■ **TASK DETAILS**
Copy the entries below exactly. Images do not belong in the copy.

Records from a data collection
• • • •

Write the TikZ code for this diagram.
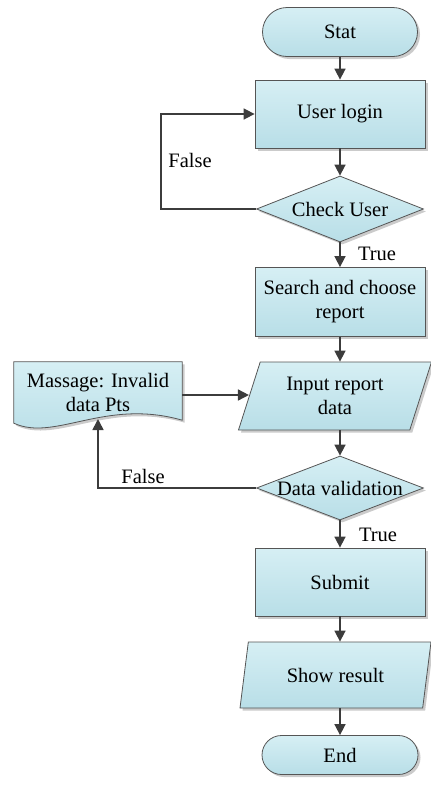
\documentclass[tikz,border=0pt]{standalone}
\usepackage{fontspec}
\setmainfont{Liberation Serif}
\usetikzlibrary{shapes.geometric,arrows.meta,shadows,backgrounds}

\definecolor{boxtop}{RGB}{214,239,244}
\definecolor{boxbot}{RGB}{184,222,231}
\definecolor{edge}{RGB}{85,85,85}
\definecolor{arrowc}{RGB}{60,60,60}

\tikzset{
  txt/.style={font=\fontsize{20.5}{24}\selectfont},
  base/.style={txt, draw=edge, line width=0.8pt, top color=boxtop, bottom color=boxbot,
    drop shadow={shadow xshift=2.5pt, shadow yshift=-2.5pt, fill=black!45, opacity=0.45},
    inner sep=0pt, align=center},
  terminal/.style={base, rectangle},
  process/.style={base, rectangle, minimum width=170pt, minimum height=68pt},
  decision/.style={base, diamond, minimum width=167pt},
  io/.style={base, trapezium, trapezium left angle=60, trapezium right angle=120,
    trapezium stretches body, minimum height=68pt},
  flow/.style={draw=arrowc, line width=1.6pt, -{Triangle[length=11pt,width=11pt]}},
  lbl/.style={txt, inner sep=0pt}
}

\begin{document}
\begin{tikzpicture}[x=1pt,y=-1pt]
\useasboundingbox (0,0) rectangle (431,785);

% main column
\node[terminal, rounded corners=24.5pt, minimum width=155pt, minimum height=49pt] (stat) at (340,32) {Stat};
\node[process] (login) at (340,114) {User login};
\node[decision, minimum height=66pt] (chk) at (340,209) {\makebox[0pt]{Check User}};
\node[process, minimum height=69pt] (search) at (340,302) {Search and choose\\report};
\node[io, minimum width=193pt] (inp) at (335,396) {Input report\\data};
\node[decision, minimum height=64pt] (dv) at (340,488) {\makebox[0pt]{Data validation}};
\node[process] (submit) at (340,582) {Submit};
\node[io, minimum width=191pt, minimum height=66pt] (show) at (335.5,675) {Show result};
\node[terminal, rounded corners=19.5pt, minimum width=156pt, minimum height=39pt] (end) at (340,755) {End};

% document shape with the error message
\node[txt, inner sep=0pt, minimum width=168pt, minimum height=66pt] (msg) at (98,395)
  {\raisebox{8pt}{\begin{tabular}{@{}c@{}}Massage: Invalid\\ data Pts\end{tabular}}};
\begin{scope}[on background layer]
  \path[base] (msg.north west) -- (msg.north east) -- ([yshift=8pt]msg.south east)
    .. controls (105,398) and (55,442) .. ([yshift=5pt]msg.south west) -- cycle;
\end{scope}
\coordinate (wave) at (98,419);

% connectors
\draw[flow] (stat) -- (login);
\draw[flow] (login) -- (chk);
\draw[flow] (chk) -- (search);
\draw[flow] (search.south) -- (search.south |- inp.north);
\draw[flow] (dv.north |- inp.south) -- (dv.north);
\draw[flow] (dv) -- (submit);
\draw[flow] (submit.south) -- (submit.south |- show.north);
\draw[flow] (end.north |- show.south) -- (end.north);
\draw[flow] (chk.west) -- ++(-95,0) |- (login.west);
\draw[flow] (msg.east) -- (inp.west |- msg.east);
\draw[flow] (dv.west) -| (wave);

% branch labels
\node[lbl] at (190,160) {False};
\node[lbl] at (377,254) {True};
\node[lbl] at (143,476) {False};
\node[lbl] at (378,535) {True};
\end{tikzpicture}
\end{document}
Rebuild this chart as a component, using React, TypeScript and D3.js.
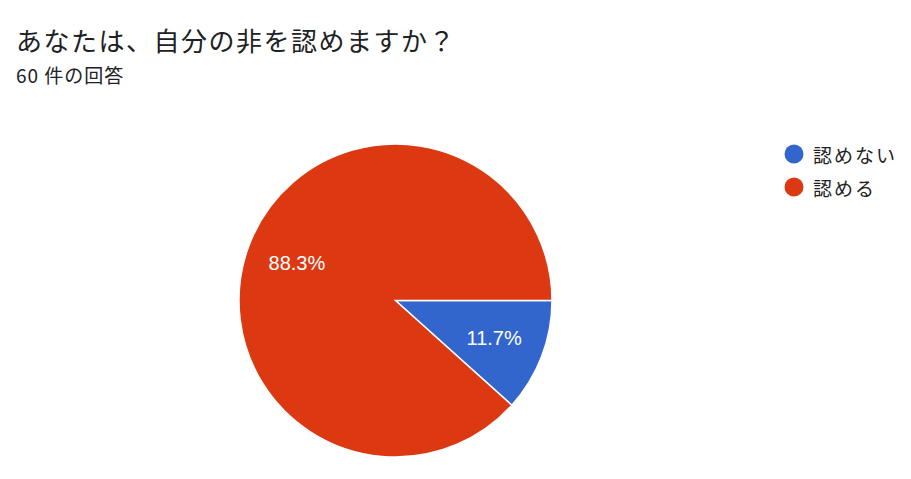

• • • •

■ **EXERCISE RESULT**
Write the TikZ code for this diagram.
\documentclass[tikz,border=0pt]{standalone}
\usepackage{fontspec}
\setmainfont{Liberation Serif}
\usetikzlibrary{shapes.geometric,arrows.meta,shadows,backgrounds}

\definecolor{boxtop}{RGB}{214,239,244}
\definecolor{boxbot}{RGB}{184,222,231}
\definecolor{edge}{RGB}{85,85,85}
\definecolor{arrowc}{RGB}{60,60,60}

\tikzset{
  txt/.style={font=\fontsize{20.5}{24}\selectfont},
  base/.style={txt, draw=edge, line width=0.8pt, top color=boxtop, bottom color=boxbot,
    drop shadow={shadow xshift=2.5pt, shadow yshift=-2.5pt, fill=black!45, opacity=0.45},
    inner sep=0pt, align=center},
  terminal/.style={base, rectangle},
  process/.style={base, rectangle, minimum width=170pt, minimum height=68pt},
  decision/.style={base, diamond, minimum width=167pt},
  io/.style={base, trapezium, trapezium left angle=60, trapezium right angle=120,
    trapezium stretches body, minimum height=68pt},
  flow/.style={draw=arrowc, line width=1.6pt, -{Triangle[length=11pt,width=11pt]}},
  lbl/.style={txt, inner sep=0pt}
}

\begin{document}
\begin{tikzpicture}[x=1pt,y=-1pt]
\useasboundingbox (0,0) rectangle (431,785);

% main column
\node[terminal, rounded corners=24.5pt, minimum width=155pt, minimum height=49pt] (stat) at (340,32) {Stat};
\node[process] (login) at (340,114) {User login};
\node[decision, minimum height=66pt] (chk) at (340,209) {\makebox[0pt]{Check User}};
\node[process, minimum height=69pt] (search) at (340,302) {Search and choose\\report};
\node[io, minimum width=193pt] (inp) at (335,396) {Input report\\data};
\node[decision, minimum height=64pt] (dv) at (340,488) {\makebox[0pt]{Data validation}};
\node[process] (submit) at (340,582) {Submit};
\node[io, minimum width=191pt, minimum height=66pt] (show) at (335.5,675) {Show result};
\node[terminal, rounded corners=19.5pt, minimum width=156pt, minimum height=39pt] (end) at (340,755) {End};

% document shape with the error message
\node[txt, inner sep=0pt, minimum width=168pt, minimum height=66pt] (msg) at (98,395)
  {\raisebox{8pt}{\begin{tabular}{@{}c@{}}Massage: Invalid\\ data Pts\end{tabular}}};
\begin{scope}[on background layer]
  \path[base] (msg.north west) -- (msg.north east) -- ([yshift=8pt]msg.south east)
    .. controls (105,398) and (55,442) .. ([yshift=5pt]msg.south west) -- cycle;
\end{scope}
\coordinate (wave) at (98,419);

% connectors
\draw[flow] (stat) -- (login);
\draw[flow] (login) -- (chk);
\draw[flow] (chk) -- (search);
\draw[flow] (search.south) -- (search.south |- inp.north);
\draw[flow] (dv.north |- inp.south) -- (dv.north);
\draw[flow] (dv) -- (submit);
\draw[flow] (submit.south) -- (submit.south |- show.north);
\draw[flow] (end.north |- show.south) -- (end.north);
\draw[flow] (chk.west) -- ++(-95,0) |- (login.west);
\draw[flow] (msg.east) -- (inp.west |- msg.east);
\draw[flow] (dv.west) -| (wave);

% branch labels
\node[lbl] at (190,160) {False};
\node[lbl] at (377,254) {True};
\node[lbl] at (143,476) {False};
\node[lbl] at (378,535) {True};
\end{tikzpicture}
\end{document}
Rebuild this chart as a component, using React, TypeScript and D3.js.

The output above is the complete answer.